▶ What is expected:
The lines to extract run from the first line of the material below to the line containing "0.14, 0.86, 3.17];", both included; leave the pictures behind.

>> START Collected data

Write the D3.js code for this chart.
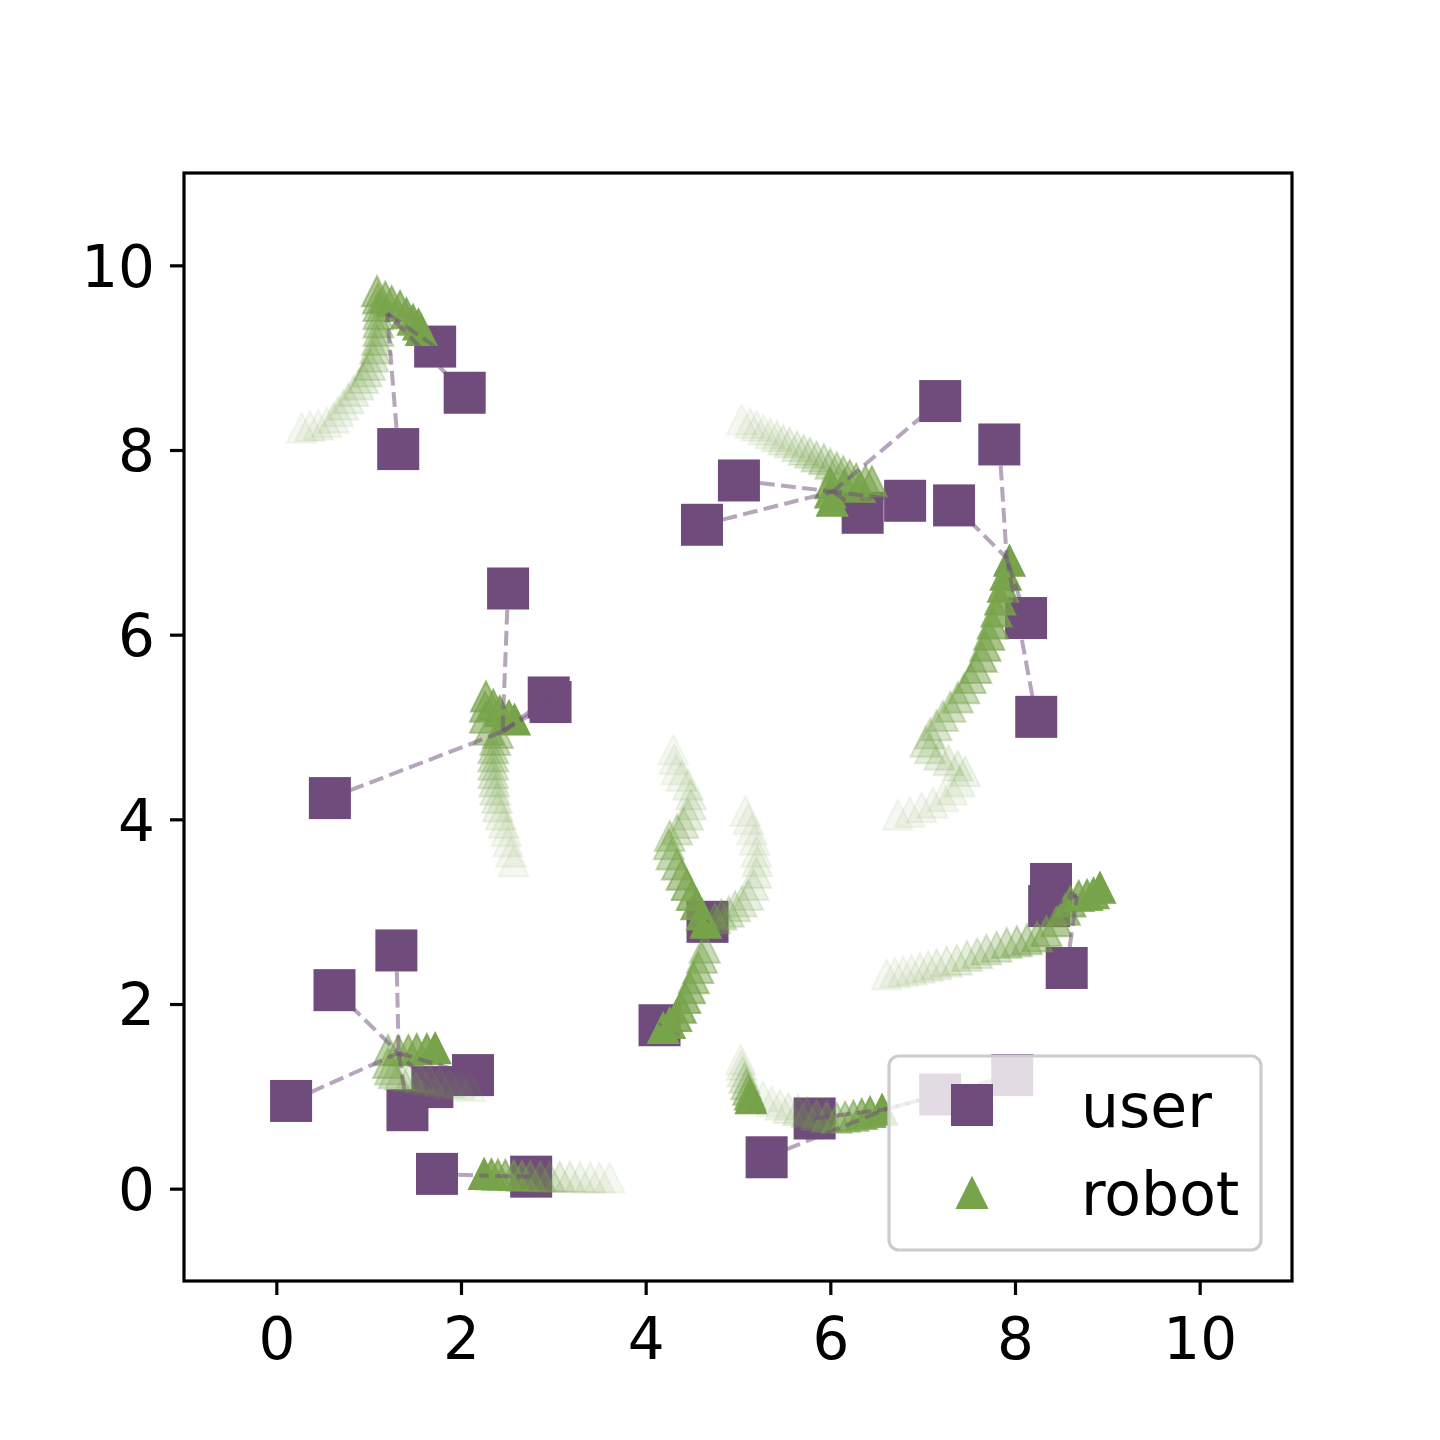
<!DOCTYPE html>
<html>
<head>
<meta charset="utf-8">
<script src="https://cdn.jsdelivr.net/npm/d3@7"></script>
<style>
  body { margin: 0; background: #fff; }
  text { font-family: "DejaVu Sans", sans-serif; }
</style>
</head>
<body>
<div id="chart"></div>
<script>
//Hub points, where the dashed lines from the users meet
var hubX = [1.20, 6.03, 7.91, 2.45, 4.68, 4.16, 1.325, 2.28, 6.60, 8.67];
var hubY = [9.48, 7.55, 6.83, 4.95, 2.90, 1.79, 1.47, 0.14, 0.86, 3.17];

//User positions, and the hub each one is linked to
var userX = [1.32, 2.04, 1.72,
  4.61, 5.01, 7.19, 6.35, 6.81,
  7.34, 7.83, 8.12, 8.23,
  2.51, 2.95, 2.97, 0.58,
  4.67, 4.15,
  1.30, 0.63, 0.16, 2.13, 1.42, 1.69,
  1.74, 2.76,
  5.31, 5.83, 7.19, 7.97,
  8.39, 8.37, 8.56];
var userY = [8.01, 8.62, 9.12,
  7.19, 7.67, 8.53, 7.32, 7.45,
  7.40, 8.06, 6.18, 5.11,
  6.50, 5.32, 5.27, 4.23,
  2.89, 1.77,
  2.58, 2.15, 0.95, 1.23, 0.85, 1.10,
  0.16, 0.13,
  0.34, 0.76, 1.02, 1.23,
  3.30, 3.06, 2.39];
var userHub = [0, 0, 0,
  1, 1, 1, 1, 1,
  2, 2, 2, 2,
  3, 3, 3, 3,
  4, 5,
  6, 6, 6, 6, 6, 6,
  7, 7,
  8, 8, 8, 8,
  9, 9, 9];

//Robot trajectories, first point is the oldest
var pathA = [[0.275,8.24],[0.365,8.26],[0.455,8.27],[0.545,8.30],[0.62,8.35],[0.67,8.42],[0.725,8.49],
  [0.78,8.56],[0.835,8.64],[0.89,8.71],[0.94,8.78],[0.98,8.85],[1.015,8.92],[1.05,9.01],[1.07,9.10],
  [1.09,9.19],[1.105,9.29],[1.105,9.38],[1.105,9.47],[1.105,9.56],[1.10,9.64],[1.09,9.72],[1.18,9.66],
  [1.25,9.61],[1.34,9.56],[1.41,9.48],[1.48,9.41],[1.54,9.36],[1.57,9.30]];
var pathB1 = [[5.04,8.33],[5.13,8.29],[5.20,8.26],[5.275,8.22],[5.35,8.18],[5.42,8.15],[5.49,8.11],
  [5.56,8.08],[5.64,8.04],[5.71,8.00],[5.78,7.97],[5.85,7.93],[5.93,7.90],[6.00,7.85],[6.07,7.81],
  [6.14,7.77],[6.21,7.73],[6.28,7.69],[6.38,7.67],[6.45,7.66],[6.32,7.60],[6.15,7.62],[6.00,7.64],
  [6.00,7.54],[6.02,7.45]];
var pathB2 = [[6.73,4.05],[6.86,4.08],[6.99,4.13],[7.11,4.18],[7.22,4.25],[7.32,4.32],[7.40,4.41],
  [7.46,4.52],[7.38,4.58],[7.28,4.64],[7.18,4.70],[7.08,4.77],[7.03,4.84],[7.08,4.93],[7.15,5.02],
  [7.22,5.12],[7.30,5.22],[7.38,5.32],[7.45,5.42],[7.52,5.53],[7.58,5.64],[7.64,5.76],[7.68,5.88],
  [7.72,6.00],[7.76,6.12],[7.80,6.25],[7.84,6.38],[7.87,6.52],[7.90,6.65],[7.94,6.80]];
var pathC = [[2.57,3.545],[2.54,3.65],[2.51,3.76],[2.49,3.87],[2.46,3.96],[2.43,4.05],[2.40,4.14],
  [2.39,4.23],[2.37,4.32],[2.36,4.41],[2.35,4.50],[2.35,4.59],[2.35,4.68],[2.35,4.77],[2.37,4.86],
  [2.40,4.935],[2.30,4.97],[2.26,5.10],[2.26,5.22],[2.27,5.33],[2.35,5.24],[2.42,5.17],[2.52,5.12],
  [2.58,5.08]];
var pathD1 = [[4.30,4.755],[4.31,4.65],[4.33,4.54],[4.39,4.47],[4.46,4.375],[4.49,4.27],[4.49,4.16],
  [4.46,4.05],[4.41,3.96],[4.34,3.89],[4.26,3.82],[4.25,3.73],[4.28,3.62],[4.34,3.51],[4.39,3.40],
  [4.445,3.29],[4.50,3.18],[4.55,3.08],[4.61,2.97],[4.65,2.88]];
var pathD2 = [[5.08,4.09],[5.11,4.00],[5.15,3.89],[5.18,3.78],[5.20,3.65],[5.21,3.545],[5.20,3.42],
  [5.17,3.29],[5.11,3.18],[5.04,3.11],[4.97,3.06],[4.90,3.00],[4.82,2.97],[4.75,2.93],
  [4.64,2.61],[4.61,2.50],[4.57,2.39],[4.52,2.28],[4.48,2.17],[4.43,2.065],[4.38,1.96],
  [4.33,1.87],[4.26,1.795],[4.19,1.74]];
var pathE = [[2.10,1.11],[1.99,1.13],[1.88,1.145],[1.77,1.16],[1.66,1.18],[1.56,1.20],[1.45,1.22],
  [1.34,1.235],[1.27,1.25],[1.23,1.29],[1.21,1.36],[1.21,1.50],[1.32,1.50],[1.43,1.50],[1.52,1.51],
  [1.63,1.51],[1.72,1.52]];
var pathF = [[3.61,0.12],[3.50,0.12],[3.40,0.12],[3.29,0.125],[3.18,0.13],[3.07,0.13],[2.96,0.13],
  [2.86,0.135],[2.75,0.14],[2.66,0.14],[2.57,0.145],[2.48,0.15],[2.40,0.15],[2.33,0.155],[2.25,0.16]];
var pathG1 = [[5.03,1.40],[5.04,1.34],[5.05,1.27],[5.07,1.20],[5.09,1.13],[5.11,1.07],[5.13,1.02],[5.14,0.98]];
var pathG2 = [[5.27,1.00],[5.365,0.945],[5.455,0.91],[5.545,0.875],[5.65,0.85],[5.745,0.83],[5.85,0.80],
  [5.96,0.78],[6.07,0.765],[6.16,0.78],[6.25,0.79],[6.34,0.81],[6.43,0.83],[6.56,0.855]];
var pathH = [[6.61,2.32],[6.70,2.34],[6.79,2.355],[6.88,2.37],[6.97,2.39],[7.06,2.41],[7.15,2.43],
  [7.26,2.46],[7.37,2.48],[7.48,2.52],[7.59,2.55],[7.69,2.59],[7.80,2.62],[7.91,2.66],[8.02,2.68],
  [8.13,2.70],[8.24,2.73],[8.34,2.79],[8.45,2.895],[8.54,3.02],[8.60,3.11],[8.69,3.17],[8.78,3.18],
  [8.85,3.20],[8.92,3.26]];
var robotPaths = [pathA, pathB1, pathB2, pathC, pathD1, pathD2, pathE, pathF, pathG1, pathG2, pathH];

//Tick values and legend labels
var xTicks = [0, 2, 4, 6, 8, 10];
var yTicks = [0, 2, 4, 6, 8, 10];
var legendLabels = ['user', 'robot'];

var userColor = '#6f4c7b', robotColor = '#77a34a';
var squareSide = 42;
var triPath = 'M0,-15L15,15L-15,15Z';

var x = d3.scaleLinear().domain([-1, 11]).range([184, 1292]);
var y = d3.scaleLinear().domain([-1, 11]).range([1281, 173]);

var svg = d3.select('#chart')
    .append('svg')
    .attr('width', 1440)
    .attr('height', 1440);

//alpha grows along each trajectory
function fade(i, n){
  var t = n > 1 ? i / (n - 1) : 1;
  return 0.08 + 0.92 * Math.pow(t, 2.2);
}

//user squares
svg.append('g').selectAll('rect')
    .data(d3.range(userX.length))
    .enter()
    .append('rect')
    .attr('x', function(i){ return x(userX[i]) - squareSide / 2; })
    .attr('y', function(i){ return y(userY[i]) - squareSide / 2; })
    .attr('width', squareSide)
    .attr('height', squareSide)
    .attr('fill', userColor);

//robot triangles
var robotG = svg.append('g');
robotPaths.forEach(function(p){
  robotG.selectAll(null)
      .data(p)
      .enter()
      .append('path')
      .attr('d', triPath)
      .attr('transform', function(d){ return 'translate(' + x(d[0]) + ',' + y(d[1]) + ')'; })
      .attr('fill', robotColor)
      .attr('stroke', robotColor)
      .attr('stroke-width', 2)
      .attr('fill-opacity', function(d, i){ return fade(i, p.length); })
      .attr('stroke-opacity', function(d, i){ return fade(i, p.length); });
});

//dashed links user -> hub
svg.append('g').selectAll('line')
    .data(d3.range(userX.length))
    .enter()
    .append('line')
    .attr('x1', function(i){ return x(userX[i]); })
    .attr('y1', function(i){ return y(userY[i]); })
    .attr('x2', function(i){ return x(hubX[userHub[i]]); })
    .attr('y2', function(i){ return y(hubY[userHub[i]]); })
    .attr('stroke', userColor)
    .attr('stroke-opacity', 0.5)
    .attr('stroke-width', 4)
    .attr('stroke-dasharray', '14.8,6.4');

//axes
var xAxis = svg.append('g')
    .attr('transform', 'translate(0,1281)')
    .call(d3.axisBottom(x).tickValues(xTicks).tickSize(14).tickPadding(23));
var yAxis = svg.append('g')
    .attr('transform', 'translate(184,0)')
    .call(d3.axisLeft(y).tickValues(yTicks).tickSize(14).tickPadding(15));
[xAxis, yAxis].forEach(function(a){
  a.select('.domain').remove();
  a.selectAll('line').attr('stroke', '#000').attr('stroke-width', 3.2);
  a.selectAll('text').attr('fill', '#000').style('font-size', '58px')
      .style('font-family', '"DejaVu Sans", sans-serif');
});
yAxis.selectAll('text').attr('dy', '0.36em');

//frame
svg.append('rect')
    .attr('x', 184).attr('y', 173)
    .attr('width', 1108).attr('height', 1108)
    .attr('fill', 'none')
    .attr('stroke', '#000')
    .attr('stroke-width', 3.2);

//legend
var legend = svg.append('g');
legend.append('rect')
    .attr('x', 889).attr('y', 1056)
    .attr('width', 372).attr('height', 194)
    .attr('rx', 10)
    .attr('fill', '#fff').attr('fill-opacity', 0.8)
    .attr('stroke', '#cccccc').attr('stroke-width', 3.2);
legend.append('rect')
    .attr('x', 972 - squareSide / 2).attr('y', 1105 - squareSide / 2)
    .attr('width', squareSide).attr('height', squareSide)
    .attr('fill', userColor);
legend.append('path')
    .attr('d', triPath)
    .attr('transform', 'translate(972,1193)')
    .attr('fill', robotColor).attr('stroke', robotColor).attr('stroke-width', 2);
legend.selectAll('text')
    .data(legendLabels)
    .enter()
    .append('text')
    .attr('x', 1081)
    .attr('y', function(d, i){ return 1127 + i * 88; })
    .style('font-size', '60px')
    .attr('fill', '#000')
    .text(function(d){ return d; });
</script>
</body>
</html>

>> END Collected data

▶ Answer to this problem:
Write the D3.js code for this chart.
<!DOCTYPE html>
<html>
<head>
<meta charset="utf-8">
<script src="https://cdn.jsdelivr.net/npm/d3@7"></script>
<style>
  body { margin: 0; background: #fff; }
  text { font-family: "DejaVu Sans", sans-serif; }
</style>
</head>
<body>
<div id="chart"></div>
<script>
//Hub points, where the dashed lines from the users meet
var hubX = [1.20, 6.03, 7.91, 2.45, 4.68, 4.16, 1.325, 2.28, 6.60, 8.67];
var hubY = [9.48, 7.55, 6.83, 4.95, 2.90, 1.79, 1.47, 0.14, 0.86, 3.17];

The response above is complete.